HSE to roll-out widescale retrospective contact tracing from 31 March

Around 20% of cases are currently identified as community transmission.

THE HSE IS to roll-out retrospective contact-tracing on a widescale to try to establish the source of some of the cases currently being classed as community transmission.

Speaking at the HSE’s weekly briefing today, Dr Greg Martin, clinical lead for contact tracing, said public health doctors have, all through the pandemic, been conducting source investigations in complex cases. However the HSE will now “bring that to scale”, starting on 31 March.

“When we identify cases of Covid-19 about 20% of those cases, we’re not sure what the context was in which they were infected, so we call it community transmission,” he said.

“What we’ll be doing as of the 31st of March is those cases will be asked additional questions about where it is they’ve been, settings that they’ve been in, events they have been at. And those questions will go back seven days, instead of what we usually do in terms of contact tracing which is two days.”

He said this additional data will be available to public health departments which will decide which cases require a more detailed investigation. Dr Martin said that investigation may involve people who were at the same setting at the same time being offered a test.

These people, he said, would not be considered close contacts so they would not have to restrict their movements while waiting for a test result. Dr Martin said this approach will help the health service to identify more cases, providing an opportunity to interrupt transmission.

When that is going to be particularly useful is when this epidemic starts to die down and when the efforts of this vaccination programme really start kicking in, when we’d see the numbers really getting into low numbers. We’ve got a mechanism now whereby we can really aggressively chase down every last case so this is part of an end-game strategy.

He said there is also a substantial value in the immediate future as the health service will have data on settings in which there is increased transmission of the virus.
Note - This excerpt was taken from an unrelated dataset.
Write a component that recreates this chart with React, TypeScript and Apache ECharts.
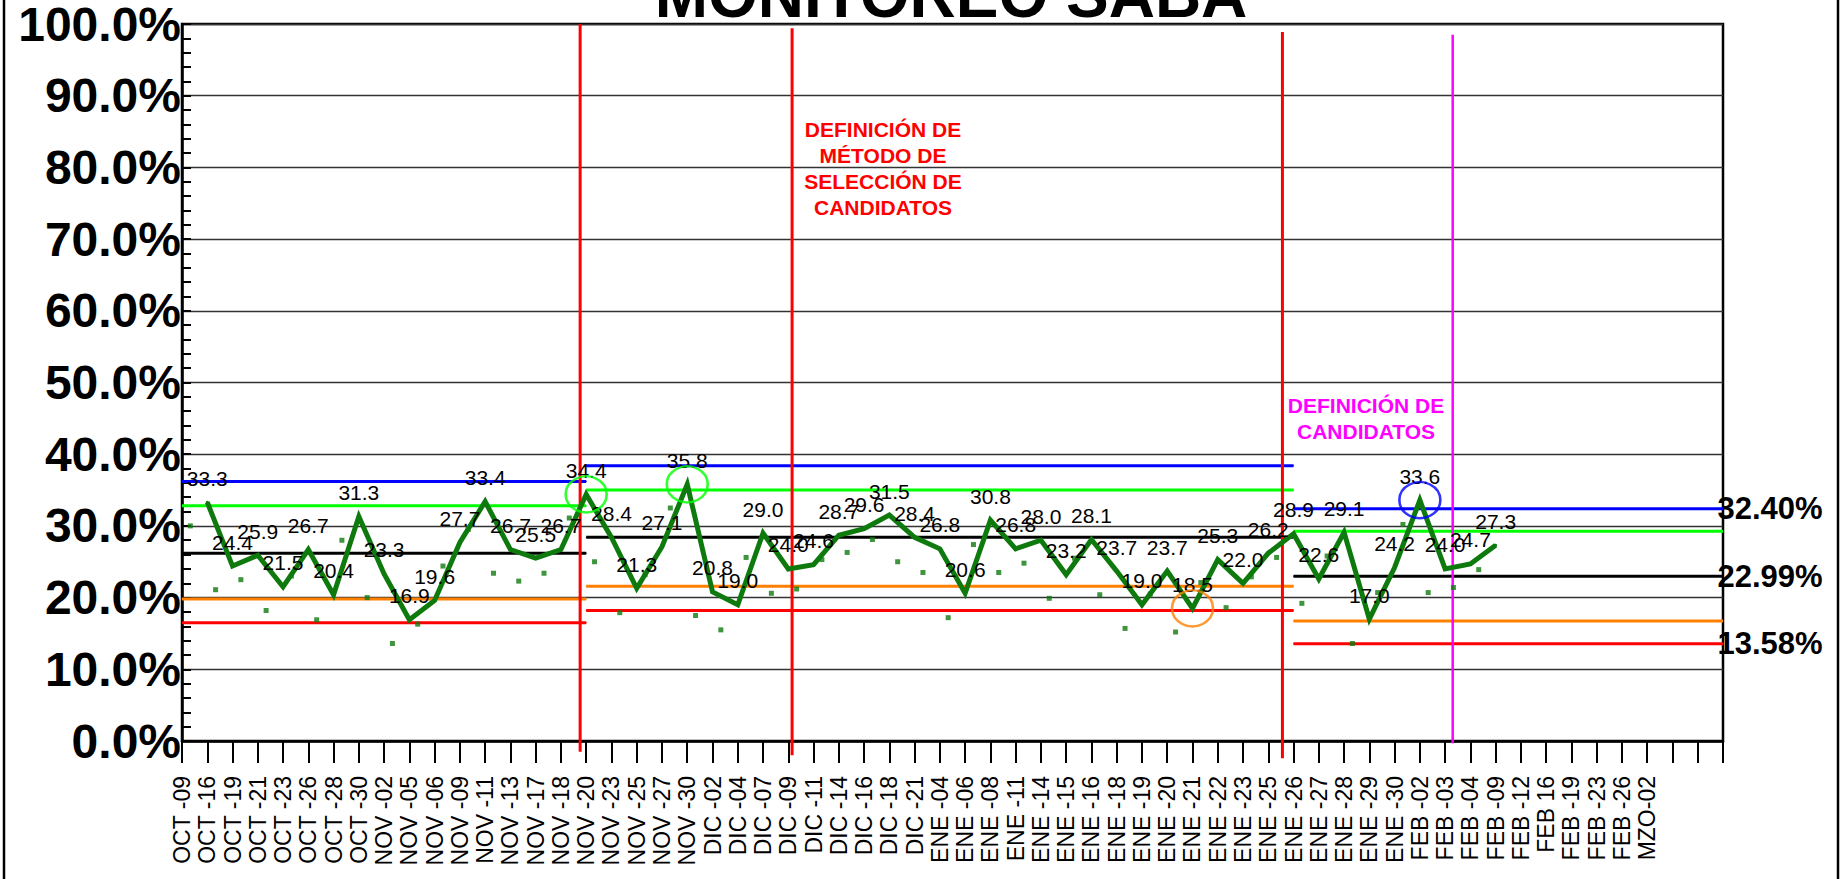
import React, { useEffect, useRef } from 'react';
import * as echarts from 'echarts';

const FONT = '"Liberation Sans", Arial, Helvetica, sans-serif';

// x-axis tick labels (one per tick, the last ticks are empty)
const categories = [
  'OCT -09', 'OCT -16', 'OCT -19', 'OCT -21', 'OCT -23', 'OCT -26', 'OCT -28', 'OCT -30',
  'NOV -02', 'NOV -05', 'NOV -06', 'NOV -09', 'NOV -11', 'NOV -13', 'NOV -17', 'NOV -18',
  'NOV -20', 'NOV -23', 'NOV -25', 'NOV -27', 'NOV -30',
  'DIC -02', 'DIC -04', 'DIC -07', 'DIC -09', 'DIC -11', 'DIC -14', 'DIC -16', 'DIC -18', 'DIC -21',
  'ENE -04', 'ENE -06', 'ENE -08', 'ENE -11', 'ENE -14', 'ENE -15', 'ENE -16', 'ENE -18', 'ENE -19',
  'ENE -20', 'ENE -21', 'ENE -22', 'ENE -23', 'ENE -25', 'ENE -26', 'ENE -27', 'ENE -28', 'ENE -29', 'ENE -30',
  'FEB -02', 'FEB -03', 'FEB -04', 'FEB -09', 'FEB -12', 'FEB 16', 'FEB -19', 'FEB -23', 'FEB -26',
  'MZO-02', '', '', '',
];

// main (thick green) series, labelled values in %
const rateValues = [
  33.3, 24.4, 25.9, 21.5, 26.7, 20.4, 31.3, 23.3, 16.9, 19.6, 27.7, 33.4, 26.7, 25.5, 26.7, 34.4,
  28.4, 21.3, 27.1, 35.8, 20.8, 19.0, 29.0, 24.0, 24.6, 28.7, 29.6, 31.5, 28.4, 26.8, 20.6, 30.8,
  26.8, 28.0, 23.2, 28.1, 23.7, 19.0, 23.7, 18.5, 25.3, 22.0, 26.2, 28.9, 22.6, 29.1, 17.0, 24.2,
  33.6, 24.0, 24.7, 27.3,
];

// small square markers (daily values) in %
const dailyValues = [
  30.0, 21.1, 22.5, 18.2, 23.0, 16.9, 28.0, 20.0, 13.6, 16.3, 24.4, 29.5, 23.4, 22.3, 23.4, 31.1,
  25.0, 17.9, 23.2, 32.5, 17.5, 15.5, 25.6, 20.6, 21.2, 25.3, 26.3, 28.1, 25.0, 23.5, 17.2, 27.4,
  23.5, 24.8, 19.9, 25.5, 20.4, 15.7, 20.5, 15.2, 22.1, 18.6, 22.9, 25.6, 19.2, 25.8, 13.6, 20.7,
  30.2, 20.7, 21.4, 23.9,
];

const lineTickOffset = 1;
const dotTickOffset = 0.33;

// control-limit segments
const segStart = [0, 16, 44];
const segEnd = [16, 44, 61];
const limitUpper3 = [36.2, 38.4, 32.40];
const limitUpper2 = [32.8, 35.0, 29.26];
const limitMean = [26.2, 28.4, 22.99];
const limitLower2 = [19.8, 21.6, 16.72];
const limitLower3 = [16.5, 18.2, 13.58];

// vertical event lines
const eventX = [15.76, 24.15, 43.56, 50.3];
const eventTop = [100, 99.4, 98.9, 98.5];
const eventBottom = [-1.5, -2, -2.4, -0.3];
const eventColor = ['#ff0000', '#ff0000', '#ff0000', '#ff00ff'];

// circled points
const highlightIndex = [15, 19, 39, 48];
const highlightColor = ['#00ff00', '#00ff00', '#ff8000', '#0000ff'];

const LINE_GREEN = 'rgb(14,122,14)';

export default function App() {
  const ref = useRef<HTMLDivElement>(null);

  useEffect(() => {
    if (!ref.current) return;
    const chart = echarts.init(ref.current, undefined, { renderer: 'svg' });

    const series: any[] = [];

    const limits = [
      { vals: limitUpper3, color: '#0000ff', labelled: true },
      { vals: limitUpper2, color: '#00ff00', labelled: false },
      { vals: limitMean, color: '#000000', labelled: true },
      { vals: limitLower2, color: '#ff8000', labelled: false },
      { vals: limitLower3, color: '#ff0000', labelled: true },
    ];
    limits.forEach((lim) => {
      segStart.forEach((s, k) => {
        const last = k === segStart.length - 1;
        series.push({
          type: 'line',
          silent: true,
          z: 2,
          symbol: 'circle',
          symbolSize: 1,
          showSymbol: true,
          itemStyle: { color: lim.color },
          lineStyle: { color: lim.color, width: 3 },
          label: { show: false },
          data: [
            [s, lim.vals[k]],
            {
              value: [segEnd[k], lim.vals[k]],
              label: lim.labelled && last
                ? {
                    show: true,
                    position: 'right',
                    distance: -6,
                    formatter: (p: any) => p.value[1].toFixed(2) + '%',
                    fontSize: 31,
                    fontWeight: 'bold',
                    color: '#000',
                    fontFamily: FONT,
                  }
                : { show: false },
            },
          ],
        });
      });
    });

    eventX.forEach((x, k) => {
      series.push({
        type: 'line',
        silent: true,
        clip: false,
        z: 3,
        symbol: 'none',
        lineStyle: { color: eventColor[k], width: k === 3 ? 2.5 : 3 },
        data: [
          [x, eventTop[k]],
          [x, eventBottom[k]],
        ],
      });
    });

    series.push({
      type: 'scatter',
      silent: true,
      z: 4,
      symbol: 'rect',
      symbolSize: 5,
      itemStyle: { color: LINE_GREEN },
      data: dailyValues.map((v, i) => [i + dotTickOffset, v]),
    });

    series.push({
      type: 'line',
      silent: true,
      z: 5,
      symbol: 'circle',
      symbolSize: 3,
      showSymbol: true,
      itemStyle: { color: LINE_GREEN },
      lineStyle: { color: LINE_GREEN, width: 5, join: 'miter' },
      label: {
        show: true,
        position: 'top',
        distance: 12,
        fontSize: 21,
        color: '#000',
        fontFamily: FONT,
        formatter: (p: any) => p.value[1].toFixed(1),
      },
      data: rateValues.map((v, i) => [i + lineTickOffset, v]),
    });

    series.push({
      type: 'scatter',
      silent: true,
      z: 6,
      symbol: 'circle',
      symbolSize: [41, 36],
      itemStyle: { color: 'rgba(0,0,0,0)', borderWidth: 2.5 },
      data: highlightIndex.map((idx, k) => ({
        value: [idx + lineTickOffset, rateValues[idx]],
        itemStyle: { borderColor: highlightColor[k], color: 'rgba(0,0,0,0)', borderWidth: 2.5 },
      })),
    });

    chart.setOption({
      animation: false,
      backgroundColor: '#ffffff',
      title: {
        text: 'MONITOREO SABA',
        left: 946,
        top: -42,
        textAlign: 'center',
        textStyle: { fontSize: 64, fontWeight: 'bold', color: '#000', fontFamily: FONT },
      },
      grid: {
        left: 182,
        right: 120,
        top: 24,
        bottom: 138,
        show: true,
        borderColor: '#000',
        borderWidth: 2.5,
        backgroundColor: 'transparent',
      },
      xAxis: {
        type: 'value',
        min: 0,
        max: 61,
        interval: 1,
        axisLine: { show: true, lineStyle: { color: '#000', width: 2.5 } },
        axisTick: { show: true, inside: false, length: 22, lineStyle: { color: '#000', width: 2 } },
        splitLine: { show: false },
        axisLabel: {
          rotate: 90,
          margin: 35,
          fontSize: 23,
          color: '#000',
          fontFamily: FONT,
          formatter: (v: number) => categories[Math.round(v)] ?? '',
        },
      },
      yAxis: {
        type: 'value',
        min: 0,
        max: 100,
        interval: 10,
        axisLine: { show: true, lineStyle: { color: '#000', width: 2.5 } },
        axisTick: { show: true, inside: true, length: 9, lineStyle: { color: '#000', width: 2 } },
        minorTick: { show: true, splitNumber: 5, length: 9, lineStyle: { color: '#000', width: 2 } },
        splitLine: { show: true, lineStyle: { color: '#333', width: 1.3 } },
        axisLabel: {
          margin: 1,
          fontSize: 48,
          fontWeight: 'bold',
          color: '#000',
          fontFamily: FONT,
          formatter: (v: number) => v.toFixed(1) + '%',
        },
      },
      graphic: [
        {
          type: 'rect',
          silent: true,
          z: 100,
          shape: { x: 4, y: -10, width: 1834, height: 900 },
          style: { fill: 'none', stroke: '#000', lineWidth: 2.5 },
        },
        {
          type: 'text',
          silent: true,
          z: 100,
          x: 883,
          y: 116,
          style: {
            text: 'DEFINICIÓN DE\nMÉTODO DE\nSELECCIÓN DE\nCANDIDATOS',
            fill: '#ff0000',
            font: 'bold 21px ' + FONT,
            align: 'center',
            verticalAlign: 'top',
            lineHeight: 26,
          },
        },
        {
          type: 'text',
          silent: true,
          z: 100,
          x: 1366,
          y: 392,
          style: {
            text: 'DEFINICIÓN DE\nCANDIDATOS',
            fill: '#ff00ff',
            font: 'bold 21px ' + FONT,
            align: 'center',
            verticalAlign: 'top',
            lineHeight: 26,
          },
        },
      ],
      series,
    });

    return () => chart.dispose();
  }, []);

  return (
    <div
      ref={ref}
      style={{ position: 'fixed', left: 0, top: 0, width: 1843, height: 879, background: '#fff' }}
    />
  );
}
“As restrictions get lifted, that becomes increasingly important because that gives us an evidence base to make public health advice and recommendations.”
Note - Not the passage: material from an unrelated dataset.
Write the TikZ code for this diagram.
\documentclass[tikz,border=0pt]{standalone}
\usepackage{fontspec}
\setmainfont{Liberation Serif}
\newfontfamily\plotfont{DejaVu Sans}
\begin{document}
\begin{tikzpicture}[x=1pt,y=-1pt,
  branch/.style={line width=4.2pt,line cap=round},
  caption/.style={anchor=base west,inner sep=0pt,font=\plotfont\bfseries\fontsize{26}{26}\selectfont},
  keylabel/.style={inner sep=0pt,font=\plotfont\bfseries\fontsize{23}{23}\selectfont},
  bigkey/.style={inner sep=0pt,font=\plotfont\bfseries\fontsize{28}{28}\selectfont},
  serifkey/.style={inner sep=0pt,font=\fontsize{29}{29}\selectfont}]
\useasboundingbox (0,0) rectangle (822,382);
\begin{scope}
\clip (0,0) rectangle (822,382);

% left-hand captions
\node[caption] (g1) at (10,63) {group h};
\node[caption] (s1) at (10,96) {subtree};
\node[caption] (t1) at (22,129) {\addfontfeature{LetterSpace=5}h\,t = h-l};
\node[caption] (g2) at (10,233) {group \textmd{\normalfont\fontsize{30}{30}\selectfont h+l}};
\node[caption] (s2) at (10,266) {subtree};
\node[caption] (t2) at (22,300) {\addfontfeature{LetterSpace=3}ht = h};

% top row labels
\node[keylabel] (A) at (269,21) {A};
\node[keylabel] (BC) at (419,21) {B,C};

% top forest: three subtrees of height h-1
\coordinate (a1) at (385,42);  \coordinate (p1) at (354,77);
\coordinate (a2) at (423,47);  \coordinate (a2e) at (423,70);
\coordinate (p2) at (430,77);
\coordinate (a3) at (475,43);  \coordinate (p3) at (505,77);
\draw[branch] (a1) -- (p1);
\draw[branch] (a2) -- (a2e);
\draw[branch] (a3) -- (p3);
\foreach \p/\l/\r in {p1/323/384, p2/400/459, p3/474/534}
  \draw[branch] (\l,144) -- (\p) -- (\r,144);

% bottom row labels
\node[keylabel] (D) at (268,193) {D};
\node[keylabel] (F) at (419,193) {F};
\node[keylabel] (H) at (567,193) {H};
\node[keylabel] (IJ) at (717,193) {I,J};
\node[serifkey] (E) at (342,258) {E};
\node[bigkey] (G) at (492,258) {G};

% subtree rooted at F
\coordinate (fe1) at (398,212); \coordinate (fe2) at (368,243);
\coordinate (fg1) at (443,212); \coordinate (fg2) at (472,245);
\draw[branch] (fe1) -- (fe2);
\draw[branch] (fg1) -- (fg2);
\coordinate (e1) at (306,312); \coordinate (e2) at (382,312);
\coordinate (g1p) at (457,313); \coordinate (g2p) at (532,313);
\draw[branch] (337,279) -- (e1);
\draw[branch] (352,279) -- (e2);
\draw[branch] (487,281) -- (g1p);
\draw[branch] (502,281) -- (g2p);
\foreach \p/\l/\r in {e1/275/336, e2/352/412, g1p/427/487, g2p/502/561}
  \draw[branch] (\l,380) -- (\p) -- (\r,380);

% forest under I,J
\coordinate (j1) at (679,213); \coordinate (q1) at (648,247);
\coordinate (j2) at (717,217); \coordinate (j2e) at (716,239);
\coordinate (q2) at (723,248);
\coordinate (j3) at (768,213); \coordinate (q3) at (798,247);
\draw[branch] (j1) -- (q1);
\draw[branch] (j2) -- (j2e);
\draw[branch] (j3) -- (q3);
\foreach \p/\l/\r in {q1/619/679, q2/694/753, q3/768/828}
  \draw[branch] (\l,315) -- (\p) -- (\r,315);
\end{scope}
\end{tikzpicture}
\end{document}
Martin said this new type of contact tracing will be part of the existing system, with a separate section on the database where a person is identified as a community transmission case.

“Within the system they [contact tracers] are working on, it’ll automatically be the case that a series of additional questions will be asked,” he said. He said it is not clear how labour-intensive this additional process will be or whether additional staff will be required to account for that.

Dr Martin said if he incidence rate on a given day gets to a high level or is consistently rising, this sort of backwards contract tracing becomes less useful because any setting becomes an area of high risk when transmission levels in the community are high.

“We need to collect data, so we switch this on and off the back of deepening understand of how it works and the information we can get from it, we will have a better sense of when to switch it on and off,” he said.

Last Friday the HSE also started doing follow-up calls four days after people received their positive results to reiterate some of the public health advice and ask people if they are managing to isolate.